NRA Explains Its Endorsement Policy

I can’t recall NRA doing this in previous years, but maybe they did and I just didn’t notice. It’s a good idea to explain. A lot of people might question their incumbent friendly policy, but all you have to do is look at this to understand why that’s the case. That’s why John McCain gets an NRA endorsement over J.D. Hayworth. Endorsements and grades are political tools. They aren’t an affirmation of faith that many people would like them to be. If Hayworth wins, he’ll enjoy the same incumbent friendly policy that McCain currently enjoys.

11 thoughts on “NRA Explains Its Endorsement Policy”

  1. While I understand it, and in Harry Reid’s case think it makes a lot of sense, I’m bummed about McCain. Like I said, I understand- but as an Arizonan I honestly don’t know if I wanted to be free of McCain or Napolitano more. And the though of going 0 for 2 in that is depressing.

  2. Your link to re-election stats is misleading. McCain is in a primary where you’ll typically only get 10-15% of the party faithful to come out and vote. It is much easier to knock out an incumbent in a primary because such a small percentage of the overall population will turn out on election day.

  3. The problem I have with the McCain lovefest that the NRA has been having for a couple of years is the fact that they have ignored about all of the literature against him that they have turned out for the better part of a decade. Don’t they think we remember or keep back issues? Wayne LaPierre once accused McCain of being the “point man for the anti 1st and anti 2nd amendment efforts.” Now Wayne flip-flopped faster than a Massachusetts politician on the matter and praised him in 2008 as a decades long 2nd amendment activist. WTF?

    For years the NRA blasted McCain over his campaign finance nonsense saying that it was aimed specifically at destroying the NRA as well as the 1st Amendment. They have also spent countless hours and dollars fighting McCains pet gunshow closure efforts yet became strangely silent on both topics in 2008. Only after the election did the NRA revive their opposition to both issues.

    I understand the incumbent reward system and have defended it in plenty of elections past.
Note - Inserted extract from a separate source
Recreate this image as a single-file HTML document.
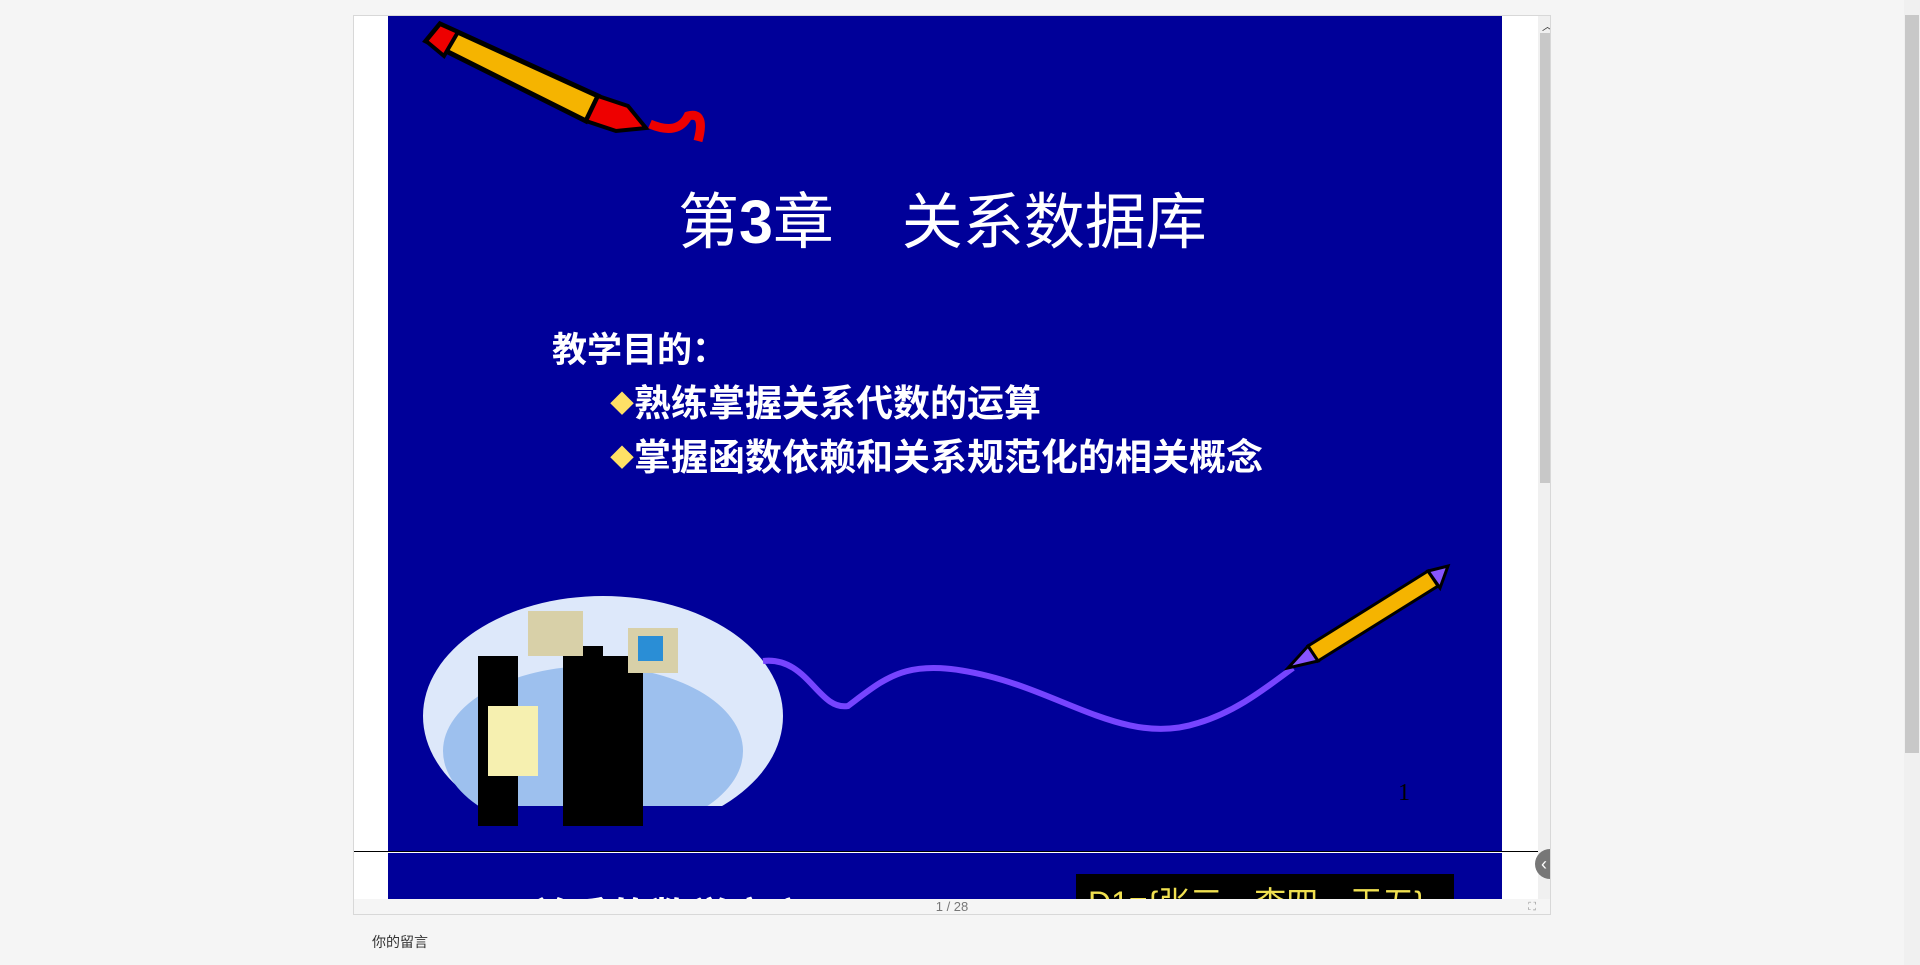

But the McCain reach-around b.s. has got to stop.

  4. Except since those votes in 2002 and 2004, McCain has voted against reauthorizing the “assault weapons” ban, for right to carry in national parks and wildlife refuges, for interstate reciprocity of right to carry permits, for the protection of lawful commerce in arms act, to prohibit gun confiscation during states of emergency, such as occurred after Hurricane Katrina, to allow gun owners to check firearms in their luggage on Amtrak trains, voted to restore the Second Amendment rights of DC residents, cosponsored every bill NRA asked him to and signed to congressional amicus briefs to the U.S. Supreme Court in the Heller and McDonald cases.

    But I suppose they should probably just ignore that.

  5. They could of just not endoresed either until after the primary. Then they would not be getting all this negative reaction to it. To be honest I have yet to even make my decision on this primary yet. I’m still leaning towards JD.

    Campaign finance and the “gun show loophole” crap he has supported before pisses me off. And he should figure out by now the people don’t want it and if he says he’s “Arizona’s last line of defense” he should start acting like it and listen to his constituents.

    I wonder if the NRA will make the new bill, the one that would make NRA membership lists public one that effects there grade of that person.

  6. If you’re going to maintain an incumbent friendly policy, that necessitates helping the incumbent out when he might think he’s vulnerable. McCain has been willing to go to bat for us for the important stuff in his past term. If Hayworth bumps him off, he’ll enjoy the same consideration when he’s the incumbent.

  7. Is there really anyone who is going to vote for McCain or Harry Reid simply because the NRA told them to?

  8. The Ohio Gubernatorial contest will be interesting. We have the incumbent which is a NRA A+ rated leftist going up against a Republican that thought the Assault Weapons ban was a good enough idea to vote for. I wonder who will get the NRA endorsement? I would think it would be the A rated commie incumbent. At least it should be.

  9. Mike, I couldn’t have said it better. We have to look at the whole of the record.

    Looking at a local perspective, NRA-ILA was convinced to endorse a challenger in a 2003 VA State Senate Primary over an incumbant that had been with us most of the time but opposed us on a couple of recent occassions. What made it worse, the challenger had run and lost in a primary race for Congress in 2000 as a supporter of the Clinton Gun Ban.

    He was changing his tune for the 2003 Primary. What did it get us? The challenger lost big, the incumbant took it personally and screwed us for the next six years.

  10. Dave, that is a poor example. A mediocre candidate with a mediocre record up against an experienced incumbent tends to lose regardless of their stance on the issues. In this case, Hayworth is an experienced candidate and his overall record is better than McCain’s.